I perform $N$ binary trials at each possible value of $\theta$ (in my case, $\theta$ is integer-valued and known to fall in a certain range). Given these results, I can choose the maximum likelihood estimator $\hat \theta$ to be the value of $\theta$ that results in the most positive trials.
To find a confidence interval for $\hat \theta$, I can take subsets of my trials and use these to find estimators $\hat\theta_i$. Let the fraction of the trials that I take for each subset be $d$. Let $\hat\theta_\mu$ be the mean of all these estimators $\hat\theta_i$, and $\hat\theta_\sigma$ be the standard deviation.

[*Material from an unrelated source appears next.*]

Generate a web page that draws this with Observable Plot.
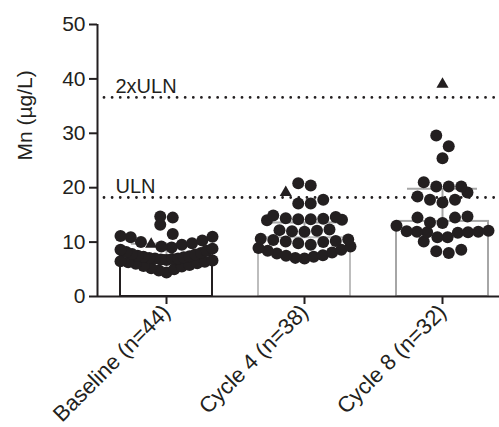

My questions are: For my estimator, is it better to use the original estimator $\hat\theta$ based on all the data, or $\hat\theta_\mu$ based on my subset estimators? Is the confidence interval just equal to $\hat\theta \pm \hat\theta_\sigma$, or can I take into account the fact that the subset estimators will have more variance than the overall estimator, and use $\hat\theta \pm \sqrt{d} \hspace{3pt}\hat\theta_\sigma$? Is this overall a sound method, or are there other ways to improve it, or another method I should use entirely? I can always run more trials, for example I could run many sets of $N$ trials independently and then get a confidence interval from that, but of course that gets costly.

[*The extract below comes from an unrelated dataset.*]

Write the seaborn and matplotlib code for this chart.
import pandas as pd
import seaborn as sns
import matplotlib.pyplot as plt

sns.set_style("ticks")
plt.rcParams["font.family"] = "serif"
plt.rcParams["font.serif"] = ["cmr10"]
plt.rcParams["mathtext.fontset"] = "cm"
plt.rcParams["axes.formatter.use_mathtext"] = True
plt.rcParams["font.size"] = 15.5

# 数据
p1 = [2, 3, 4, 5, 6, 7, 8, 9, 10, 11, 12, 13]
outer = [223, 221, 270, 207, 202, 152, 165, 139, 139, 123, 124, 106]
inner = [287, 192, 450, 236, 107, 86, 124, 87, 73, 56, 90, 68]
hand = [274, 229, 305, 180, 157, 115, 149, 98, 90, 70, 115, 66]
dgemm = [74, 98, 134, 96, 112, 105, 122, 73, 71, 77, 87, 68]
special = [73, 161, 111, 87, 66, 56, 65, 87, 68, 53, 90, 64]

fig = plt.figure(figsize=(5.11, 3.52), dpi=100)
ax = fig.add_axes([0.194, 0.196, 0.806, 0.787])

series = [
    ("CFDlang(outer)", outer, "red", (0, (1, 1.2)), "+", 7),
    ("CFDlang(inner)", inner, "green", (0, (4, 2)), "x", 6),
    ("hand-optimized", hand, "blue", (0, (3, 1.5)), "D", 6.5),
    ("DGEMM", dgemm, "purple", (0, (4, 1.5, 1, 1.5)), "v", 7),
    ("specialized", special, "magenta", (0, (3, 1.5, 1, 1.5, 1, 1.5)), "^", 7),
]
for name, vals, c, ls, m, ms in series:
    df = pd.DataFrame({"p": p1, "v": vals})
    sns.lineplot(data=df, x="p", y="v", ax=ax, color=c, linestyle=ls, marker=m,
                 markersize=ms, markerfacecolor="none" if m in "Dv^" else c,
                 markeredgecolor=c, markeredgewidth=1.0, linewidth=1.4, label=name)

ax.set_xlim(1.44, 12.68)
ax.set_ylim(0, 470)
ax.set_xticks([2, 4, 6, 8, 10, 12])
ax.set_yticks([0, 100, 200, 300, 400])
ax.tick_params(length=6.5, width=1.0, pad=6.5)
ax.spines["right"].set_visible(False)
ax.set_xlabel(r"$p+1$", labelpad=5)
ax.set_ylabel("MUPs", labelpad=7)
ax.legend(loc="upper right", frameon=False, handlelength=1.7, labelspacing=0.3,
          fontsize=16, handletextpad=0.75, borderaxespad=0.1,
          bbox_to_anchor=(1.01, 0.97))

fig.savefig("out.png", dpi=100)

I think you want the confidence interval on $\hat p_\theta$, the estimated probability of success for each $\theta$, rather than $\hat \theta$, since I am not sure what the later would mean given that there is a finite discrete set of $\theta$ each with it own independent $p_\theta$. In general I think that if you want find the confidence interval for some statistic you are better off taking bootstrap samples (ie draws of $N$ samples with replacement) rather than subsamples. With bootstrap samples you do not need to worry about choosing a $d$ and your variance estimate is just the variance across the samples. However, in your case sampling seems unnecessary. The $N$ trials for each $\theta$ constitute a draw from a binomial distribution with probability $p_\theta$. So you can estimate the confidence interval for $p_\theta$ analytically. It is fairly easy to see that this is equivalent to the estimate you would get from a large number of bootstrap samples, since the bootstrap samples for each $\theta$ are just draws from the binomial distribution with $p = \hat p_\theta = S/N$ where $S$ is the number of success for $\theta$.
EDIT
If $p_\theta$ looks like "smooth" function of the discrete $\theta$, like the Poisson distribution is a "smooth" function of $k$, then you could try to estimate a CI on that function, but you would need to need to know the form of that function. You would need to guess a function $f$ such that $p_\theta=f(\theta, \phi)$ for some unknown $\phi$ and then you would estimate $\hat \phi$ and its confidence interval. For example when people estimate a Poisson distribution from data, the $k$ of the Poisson corresponds to your $\theta$, but what needs to be estimated the $\lambda$, which comes from the assumption that the form of the distribution is the Poisson.
EDIT 2
If you want to stay non-parametric and want to know how likely any given $\theta$ is to be optimal, then you could take a bootstrap sample from each of the N trials for each $\theta$, or equivalently a size $N$ binomial sample with $p = \hat p_\theta$ and record which $\theta$ sample had the highest success rate. Repeat to get a distribution over $\theta$ for producing the highest success rate sample. That seems like a reasonable proxy for what you are looking for if you do enough repetitions.
Alternatively you could try to estimate the distribution for the regret choosing $\hat \theta_{opt}$ the parameter value that was optimal in your intial trials. Do the same resampling as above, but each time record the difference between the success rate of sample produced by $\hat \theta_{opt}$ and the highest sample success rate of that iteration.